Tilly was a small town about fourteen miles south of the English Channel, lying between the bigger towns of Bayeux and Caen. There was a school of seventy students staffed by three nuns. In March, 1896, at about 4:00 p.m. in the afternoon, a young boy glanced out of one of the school’s windows opening onto a field to see a “beautiful lady” slowly descending from the sky. As the boy reported this, the other children and the teacher in the classroom rushed to the windows and all saw the same scene. In extreme wonderment, they watched the Lady move here and there – as if uncertain where to land. She finally positioned herself in the air near a big elm tree across the open field.

The seventy students and three nuns evacuated the school and raced across the field to see the “beautiful lady” up close. All of them clearly saw the apparition. The beautiful lady was within an oval-like aura of brilliant greens, reds, pinks, blues, and yellows which emitted “rays.” Inside of these rays was the “beautiful Lady.” Her dress appeared to have been “opulent and Turkish” in style, but it scintillated and changed colors. The Lady stood out in some resplendent and astonishing fashion and was life-size or slightly larger.
Not only had the school’s occupants all seen the descending apparition, but others in the area had also seen her arrival. Soon, there was “a great concourse of the devout and curious” filling up the field, all of whom witnessed the resplendent Lady, too. Most knelt in awe and began praying. They all assumed that this was the Blessed Virgin Mary. After a short time, the apparition vanished.

Blessed Mary did return at frequent intervals in the days thereafter, which made the usual conduct of school activities nearly impossible with these heavenly distractions! The appearances of the “beautiful lady” continued sporadically for about four years. These supernatural appearances submerged Tilly-sur-Seulles beneath an enormous and continuous crowd of pilgrims, reporters, devout and curious, and platoons of both religious and skeptical investigators.
Even on days when the Lady did not appear, crowds of 400 to 2,000 waited for her anyway. The field and nearby trees became a “forest of candles” and effigies of the Holy Mother. When Our Lady did appear, the crowds would swell into the thousands. Skeptics became convinced that these events “surpassed comprehension.” Investigators arriving to debunk the appearances would see her and then have to wrestle with their own disbelief. Witnessing her appearance with their own eyes undermined their initial convictions to doubt and disbelieve.

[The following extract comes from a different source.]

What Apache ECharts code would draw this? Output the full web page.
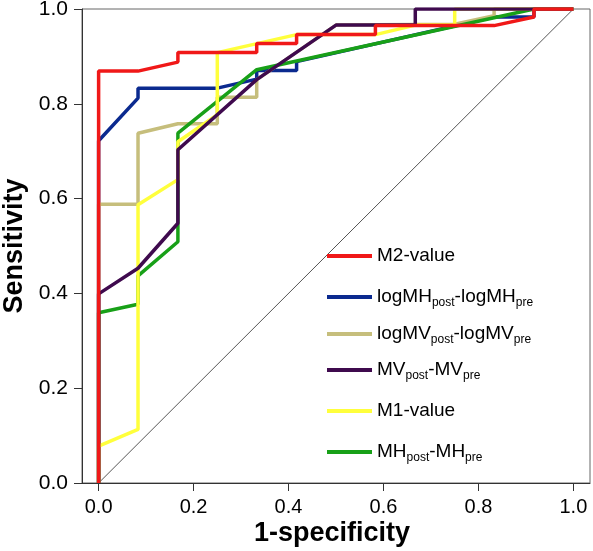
<!DOCTYPE html>
<html>
<head>
<meta charset="utf-8">
<script src="https://cdn.jsdelivr.net/npm/echarts@6/dist/echarts.min.js"></script>
<style>html,body{margin:0;padding:0;background:#fff}#c{width:593px;height:551px}</style>
</head>
<body>
<div id="c"></div>
<script>
// ROC curves: [1-specificity, sensitivity]
const m2Value = [[0,0],[0,0.869],[0.083,0.869],[0.167,0.888],[0.167,0.908],[0.333,0.908],[0.333,0.927],[0.417,0.927],[0.417,0.946],[0.583,0.946],[0.583,0.965],[0.833,0.965],[0.917,0.983],[0.917,1],[1,1]];
const logMH = [[0,0],[0,0.722],[0.083,0.812],[0.083,0.833],[0.25,0.833],[0.333,0.852],[0.333,0.870],[0.417,0.870],[0.417,0.889],[0.833,0.983],[0.917,0.983],[0.917,1],[1,1]];
const logMV = [[0,0],[0,0.588],[0.083,0.588],[0.083,0.738],[0.167,0.758],[0.25,0.758],[0.25,0.814],[0.333,0.814],[0.333,0.851],[0.5,0.966],[0.75,0.968],[0.833,0.986],[0.833,1],[1,1]];
const mvDiff = [[0,0],[0,0.399],[0.083,0.453],[0.167,0.548],[0.167,0.703],[0.333,0.851],[0.5,0.966],[0.667,0.966],[0.667,1],[1,1]];
const m1Value = [[0,0],[0,0.078],[0.083,0.113],[0.083,0.587],[0.167,0.640],[0.167,0.720],[0.25,0.777],[0.25,0.908],[0.417,0.946],[0.583,0.946],[0.667,0.966],[0.75,0.966],[0.75,1],[1,1]];
const mhDiff = [[0,0],[0,0.359],[0.083,0.377],[0.083,0.437],[0.167,0.509],[0.167,0.738],[0.333,0.872],[0.917,1],[1,1]];
const refLine = [[0,0],[1,1]];
const xTicks = [0,0.2,0.4,0.6,0.8,1.0];

const FONT = 'Liberation Sans, Arial, sans-serif';
const legendItems = [
  {name:'M2-value', label:'{m|M2-value}', color:'#f01818', top:246},
  {name:'logMH', label:'{m|logMH}{s|post}{m|-logMH}{s|pre}', color:'#0b2a8f', top:285},
  {name:'logMV', label:'{m|logMV}{s|post}{m|-logMV}{s|pre}', color:'#c6be7c', top:322},
  {name:'MV', label:'{m|MV}{s|post}{m|-MV}{s|pre}', color:'#3f0a4e', top:358},
  {name:'M1-value', label:'{m|M1-value}', color:'#ffff3c', top:401},
  {name:'MH', label:'{m|MH}{s|post}{m|-MH}{s|pre}', color:'#18a018', top:440}
];
const rich = {
  m:{fontSize:19, lineHeight:20, verticalAlign:'top', fontFamily:FONT, color:'#000'},
  s:{fontSize:12, lineHeight:12, padding:[12,0,0,0], fontFamily:FONT, color:'#000'}
};
const seriesData = {'M2-value':m2Value, 'logMH':logMH, 'logMV':logMV, 'MV':mvDiff, 'M1-value':m1Value, 'MH':mhDiff};
const zOrder = {'logMH':3, 'logMV':4, 'MH':5, 'M1-value':6, 'MV':7, 'M2-value':8};

const series = [{
  type:'line', name:'ref', data:refLine, showSymbol:false, silent:true, z:2,
  lineStyle:{color:'#555', width:1}, color:'#555'
}];
legendItems.forEach(it => {
  series.push({
    type:'line', name:it.name, data:seriesData[it.name], showSymbol:false, z:zOrder[it.name],
    color:it.color, lineStyle:{color:it.color, width:3.5}
  });
});

const chart = echarts.init(document.getElementById('c'));
chart.setOption({
  animation:false,
  backgroundColor:'#fff',
  grid:{left:82, right:3, top:9, bottom:68, show:true, borderColor:'#666', borderWidth:1, containLabel:false, outerBoundsMode:'none'},
  legend: legendItems.map(it => ({
    data:[it.name], left:327, top:it.top, padding:0, icon:'rect', itemWidth:45, itemHeight:4,
    formatter:()=>it.label, textStyle:{rich:rich, fontFamily:FONT}, selectedMode:false
  })),
  xAxis:{
    type:'value', min:-0.035, max:1.035,
    axisLine:{show:true, onZero:false, lineStyle:{color:'#333', width:1}},
    axisTick:{show:true, customValues:xTicks, length:8, lineStyle:{color:'#333'}},
    axisLabel:{customValues:xTicks, formatter:v=>Number(v).toFixed(1), fontSize:20, color:'#000', margin:14, fontFamily:FONT},
    splitLine:{show:false},
    name:'1-specificity', nameLocation:'middle', nameGap:37, nameMoveOverlap:false,
    nameTextStyle:{fontSize:27, fontWeight:'bold', color:'#000', fontFamily:FONT, padding:[0,8,0,0]}
  },
  yAxis:{
    type:'value', min:0, max:1, interval:0.2,
    axisLine:{show:true, onZero:false, lineStyle:{color:'#333', width:1}},
    axisTick:{show:true, length:8, lineStyle:{color:'#333'}},
    axisLabel:{formatter:v=>Number(v).toFixed(1), fontSize:21, color:'#000', margin:14, fontFamily:FONT},
    splitLine:{show:false},
    name:'Sensitivity', nameLocation:'middle', nameGap:54, nameMoveOverlap:false,
    nameTextStyle:{fontSize:27, fontWeight:'bold', color:'#000', fontFamily:FONT}
  },
  series:series
});
</script>
</body>
</html>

A large number of witnesses also described seeing other features – including saints, angels, demons, devils, and other assorted imagery which would revolve around the central apparition of the Virgin Mary. It was not realized at that time that these swirling figures corresponded to the apocalyptic visions reported by the two young visionaries at La Salette in 1846. The apparition and its accompanying phenomena usually occurred during broad daylight. But these horrible figures were soon thought of as “disquieting” and phantom-like. Some began gossiping about them as being diabolical.
Many observed some of the witnesses going into “ecstasies, trances, fits, and convulsions.” Their eyes would fix on the apparition and could not be distracted. They could not be jolted by pin pricks, burning candles touching their fingers, or slaps to their faces. Our Lady, asking for prayer, spoke through many of those in ecstasies. Some reported unintelligible languages from various angels, demons, and phantoms.

Two visionaries, Paul Guerard and Marie Martel, had much enthusiastic support by the faithful during their trances or ecstasies. Others witnessed “combat between angels and disgusting creatures.”
It is estimated that the original descent of the Blessed Virgin was witnessed by at least one hundred people. Up to one thousand had observed her prior to the addition of any other beings or imagery. Many miraculous cures were claimed. Yet, certain medical doctors and psychiatrists attempted to explain these supernatural events as either “communicable hysteria” or “mass insanity.” Neither term is viewed with any credibility in today’s field of psychiatry.

Although the Blessed Virgin did not directly warn of what was to come to this area of France in the future, it is commonly known that she frequently appears just before some upheaval, disaster, or deadly event. It is significant that just fourteen years later the broad area around Tilly-sur-Seulles was plunged into World War I. The area became an apocalyptic wasteland of fighting, trenches, mud, deadly gas weapons, insanity, slime, disease, and death – with thousands of rotting bodies and mass graves. This area around Tilly and north to the beaches of Normandy became another massive graveyard during World War II. Some of the most intense and bitter fighting occurred in this area.

No known official investigation by the Catholic Church has ever been conducted. No explanations could ever account for the supernatural visits. Skeptics and investigators were impressed by the events that they witnessed; no answers could ever be found.